- Trade advertisement from The Daily Film Renter (21 November 1934)
- Directed by: John Baxter
- Written by: Herbert Ayres
- Produced by: Norman Loudon
- Starring: Stewart Rome; George Carney; Esmond Knight;
- Cinematography: George Stretton
- Music by: Colin Wark
- Production company: Sound City Films
- Distributed by: Metro-Goldwyn-Mayer
- Release date: August 1934;
- Running time: 60 minutes
- Country: United Kingdom
- Language: English

= Lest We Forget (1934 film) =

1934 film directed by John Baxter

Lest We Forget is a 1934 British drama film directed by John Baxter and starring Stewart Rome, George Carney and Esmond Knight. It was written by Herbert Ayers, and was made as a quota quickie at Shepperton Studios.

== Preservation status ==
The British Film Institute National Archive holds a collection of stills but no film or video materials.

== Plot ==
Captain Rayner, along with his comrades Jock, Pat, and Taffy, survive a shared shellhole during the war and vow to reunite fifteen years later. When the date arrives, Jock and Taffy visit Rayner’s magnificent estate, while the late Pat is represented by his son. At the reunion party, a romance blossoms between Pat's son and Rayner’s daughter Sylvia. The evening concludes with a surprising revelation: Rayner is actually as hard-up as his former subordinates and borrowed the mansion to maintain his prestigious image and keep his promise to the group.

==Cast==
- Stewart Rome as Captain Rayner
- George Carney as Sergeant Jock
- Esmond Knight as Pat Doyle Jr.
- Ann Yates as Sylvia Rayner
- Roddy Hughes as Taffy
- Tony Quinn as Pat Doyle
- Wilson Coleman as butler

== Reception ==
Kine Weekly wrote: "Patriotic drama, a simple essay in comradeship and loyalty, approached from the popular angle. ... Stewart Rome is a trifle heavy-handed as Rayner, but probably lives up to the conception of an officer and a gentleman, George Carney and Roddy Hughes are both good as Jock and Taffy respectively, but Esmond Knight and Anne Yates fail to make much of the love interest."

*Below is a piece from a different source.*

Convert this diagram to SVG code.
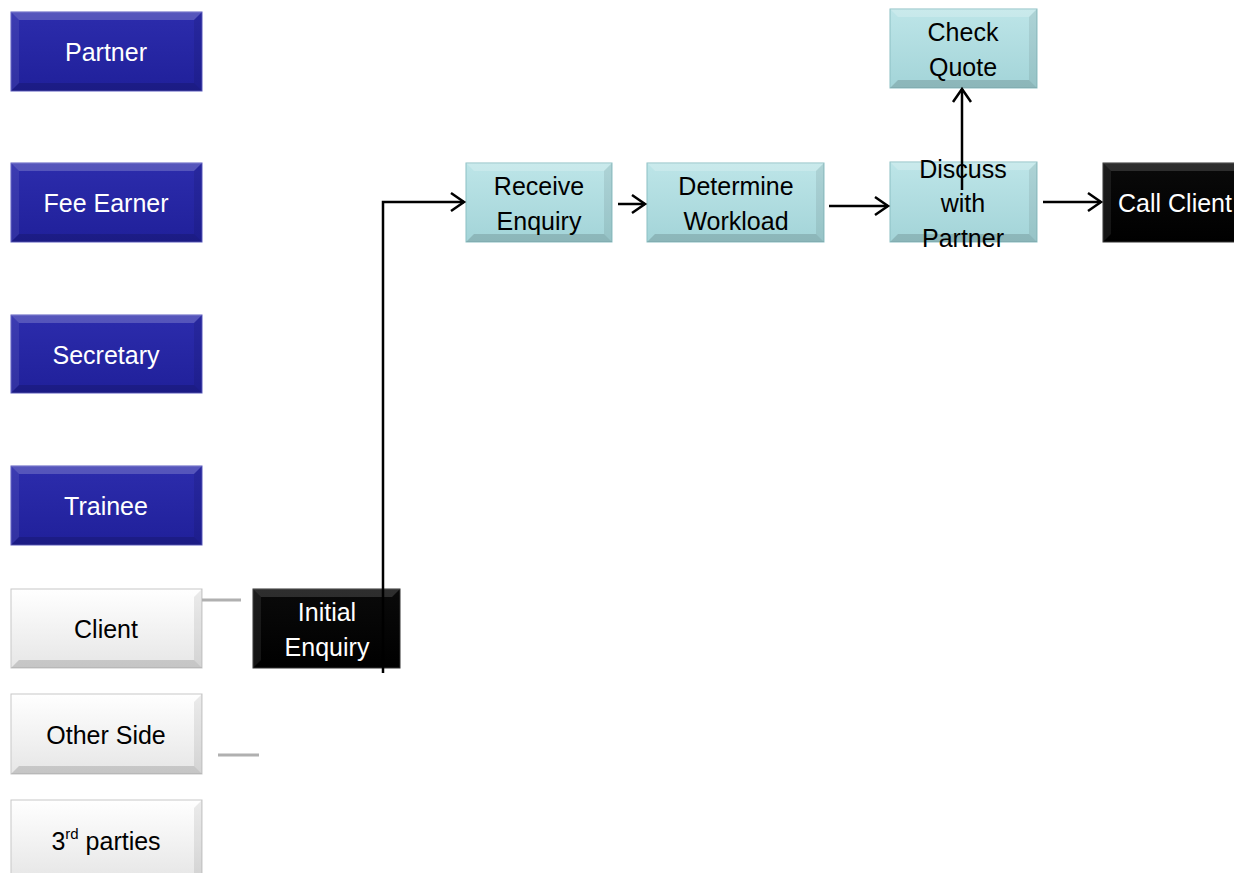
<svg xmlns="http://www.w3.org/2000/svg" width="1234" height="873" viewBox="0 0 1234 873">
<style>
.t{font-family:"Liberation Sans",Arial,sans-serif;font-size:25px;text-anchor:middle;dominant-baseline:central}
.tw{fill:#ffffff}
.tb{fill:#000000}
.hi{fill:#ffffff;opacity:0.2}
.sh{fill:#000000;opacity:0.14}
.sl{fill:#ffffff;opacity:0.08}
.sr{fill:#000000;opacity:0.08}
.con{fill:none;stroke:#000;stroke-width:2.5}
.gray{fill:none;stroke:#b0b0b0;stroke-width:3}
</style>
<defs>
<linearGradient id="gBlue" x1="0" y1="0" x2="0" y2="1"><stop offset="0" stop-color="#2c2cac"/><stop offset="1" stop-color="#20209a"/></linearGradient>
<linearGradient id="gWhite" x1="0" y1="0" x2="0" y2="1"><stop offset="0" stop-color="#ffffff"/><stop offset="1" stop-color="#e6e6e6"/></linearGradient>
<linearGradient id="gCyan" x1="0" y1="0" x2="0" y2="1"><stop offset="0" stop-color="#bde5e8"/><stop offset="1" stop-color="#a3d4d8"/></linearGradient>
<linearGradient id="gBlack" x1="0" y1="0" x2="0" y2="1"><stop offset="0" stop-color="#0a0a0a"/><stop offset="1" stop-color="#000000"/></linearGradient>
<marker id="arr" markerUnits="userSpaceOnUse" markerWidth="26" markerHeight="26" refX="21" refY="13" orient="auto">
<path d="M8,4 L21,13 L8,22" fill="none" stroke="#000" stroke-width="2.5"/>
</marker>
</defs>

<g id="partner">
<rect x="11" y="12" width="191" height="79" fill="url(#gBlue)" stroke="#5a5ac0" stroke-width="1"/>
<polygon class="hi" points="11,12 202,12 194,20 19,20"/>
<polygon class="sh" points="11,91 202,91 194,83 19,83"/>
<polygon class="sl" points="11,12 19,20 19,83 11,91"/>
<polygon class="sr" points="202,12 194,20 194,83 202,91"/>
<text class="t tw" x="106" y="52">Partner</text>
</g>
<g id="fee-earner">
<rect x="11" y="163" width="191" height="79" fill="url(#gBlue)" stroke="#5a5ac0" stroke-width="1"/>
<polygon class="hi" points="11,163 202,163 194,171 19,171"/>
<polygon class="sh" points="11,242 202,242 194,234 19,234"/>
<polygon class="sl" points="11,163 19,171 19,234 11,242"/>
<polygon class="sr" points="202,163 194,171 194,234 202,242"/>
<text class="t tw" x="106" y="203">Fee Earner</text>
</g>
<g id="secretary">
<rect x="11" y="315" width="191" height="78" fill="url(#gBlue)" stroke="#5a5ac0" stroke-width="1"/>
<polygon class="hi" points="11,315 202,315 194,323 19,323"/>
<polygon class="sh" points="11,393 202,393 194,385 19,385"/>
<polygon class="sl" points="11,315 19,323 19,385 11,393"/>
<polygon class="sr" points="202,315 194,323 194,385 202,393"/>
<text class="t tw" x="106" y="355">Secretary</text>
</g>
<g id="trainee">
<rect x="11" y="466" width="191" height="79" fill="url(#gBlue)" stroke="#5a5ac0" stroke-width="1"/>
<polygon class="hi" points="11,466 202,466 194,474 19,474"/>
<polygon class="sh" points="11,545 202,545 194,537 19,537"/>
<polygon class="sl" points="11,466 19,474 19,537 11,545"/>
<polygon class="sr" points="202,466 194,474 194,537 202,545"/>
<text class="t tw" x="106" y="506">Trainee</text>
</g>
<g id="client">
<rect x="11" y="589" width="191" height="79" fill="url(#gWhite)" stroke="#c8c8c8" stroke-width="1"/>
<polygon class="sh" points="11,668 202,668 194,660 19,660"/>
<polygon class="sr" points="202,589 194,597 194,660 202,668"/>
<text class="t tb" x="106" y="629">Client</text>
</g>
<g id="other-side">
<rect x="11" y="694" width="191" height="80" fill="url(#gWhite)" stroke="#c8c8c8" stroke-width="1"/>
<polygon class="sh" points="11,774 202,774 194,766 19,766"/>
<polygon class="sr" points="202,694 194,702 194,766 202,774"/>
<text class="t tb" x="106" y="735">Other Side</text>
</g>
<g id="third-parties">
<rect x="11" y="800" width="191" height="80" fill="url(#gWhite)" stroke="#c8c8c8" stroke-width="1"/>
<polygon class="sr" points="202,800 194,808 194,880 202,888"/>
<text class="t tb" x="106" y="841">3<tspan font-size="15" dy="-8">rd</tspan><tspan dy="8"> parties</tspan></text>
</g>

<g id="initial-enquiry">
<rect x="253" y="589" width="147" height="79" fill="url(#gBlack)" stroke="#333" stroke-width="1"/>
<polygon points="253,589 400,589 392,597 261,597" fill="#ffffff" opacity="0.15"/>
<polygon points="253,589 261,597 261,660 253,668" fill="#ffffff" opacity="0.08"/>
<text class="t tw" x="327" y="612">Initial</text>
<text class="t tw" x="327" y="647">Enquiry</text>
</g>
<g id="receive-enquiry">
<rect x="466" y="163" width="146" height="79" fill="url(#gCyan)" stroke="#8cc0c4" stroke-width="1"/>
<polygon class="hi" points="466,163 612,163 604,171 474,171"/>
<polygon class="sh" points="466,242 612,242 604,234 474,234"/>
<polygon class="sr" points="612,163 604,171 604,234 612,242"/>
<text class="t tb" x="539" y="186">Receive</text>
<text class="t tb" x="539" y="221">Enquiry</text>
</g>
<g id="determine-workload">
<rect x="647" y="163" width="177" height="79" fill="url(#gCyan)" stroke="#8cc0c4" stroke-width="1"/>
<polygon class="hi" points="647,163 824,163 816,171 655,171"/>
<polygon class="sh" points="647,242 824,242 816,234 655,234"/>
<polygon class="sr" points="824,163 816,171 816,234 824,242"/>
<text class="t tb" x="736" y="186">Determine</text>
<text class="t tb" x="736" y="221">Workload</text>
</g>
<g id="discuss-with-partner">
<rect x="890" y="162" width="147" height="80" fill="url(#gCyan)" stroke="#8cc0c4" stroke-width="1"/>
<polygon class="hi" points="890,162 1037,162 1029,170 898,170"/>
<polygon class="sh" points="890,242 1037,242 1029,234 898,234"/>
<polygon class="sr" points="1037,162 1029,170 1029,234 1037,242"/>
<text class="t tb" x="963" y="169">Discuss</text>
<text class="t tb" x="963" y="203">with</text>
<text class="t tb" x="963" y="238">Partner</text>
</g>
<g id="check-quote">
<rect x="890" y="9" width="147" height="79" fill="url(#gCyan)" stroke="#8cc0c4" stroke-width="1"/>
<polygon class="hi" points="890,9 1037,9 1029,17 898,17"/>
<polygon class="sh" points="890,88 1037,88 1029,80 898,80"/>
<polygon class="sr" points="1037,9 1029,17 1029,80 1037,88"/>
<text class="t tb" x="963" y="32">Check</text>
<text class="t tb" x="963" y="67">Quote</text>
</g>
<g id="call-client">
<rect x="1103" y="163" width="140" height="79" fill="url(#gBlack)" stroke="#333" stroke-width="1"/>
<polygon points="1103,163 1243,163 1235,171 1111,171" fill="#ffffff" opacity="0.15"/>
<polygon points="1103,163 1111,171 1111,234 1103,242" fill="#ffffff" opacity="0.08"/>
<text class="t tw" x="1175" y="203">Call Client</text>
</g>

<g id="connectors">
<line class="gray" x1="202" y1="600" x2="241" y2="600"/>
<line class="gray" x1="218" y1="755" x2="259" y2="755"/>
<polyline class="con" points="383,673 383,202 464,202" marker-end="url(#arr)"/>
<line class="con" x1="618" y1="204" x2="645" y2="204" marker-end="url(#arr)"/>
<line class="con" x1="829" y1="206" x2="888" y2="206" marker-end="url(#arr)"/>
<line class="con" x1="962" y1="190" x2="962" y2="89" marker-end="url(#arr)"/>
<line class="con" x1="1043" y1="202" x2="1101" y2="202" marker-end="url(#arr)"/>
</g>
</svg>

The Daily Film Renter wrote: "Naive little story of group of wartime comrades who keep pledge to meet again after fifteen years. Unpretentious in dramatic or acting values, picture is imbued with simple sentiment and humour and is just an unpretending quota effort with a certain 'old soldier' appeal which should suit as second feature in modest provincial halls."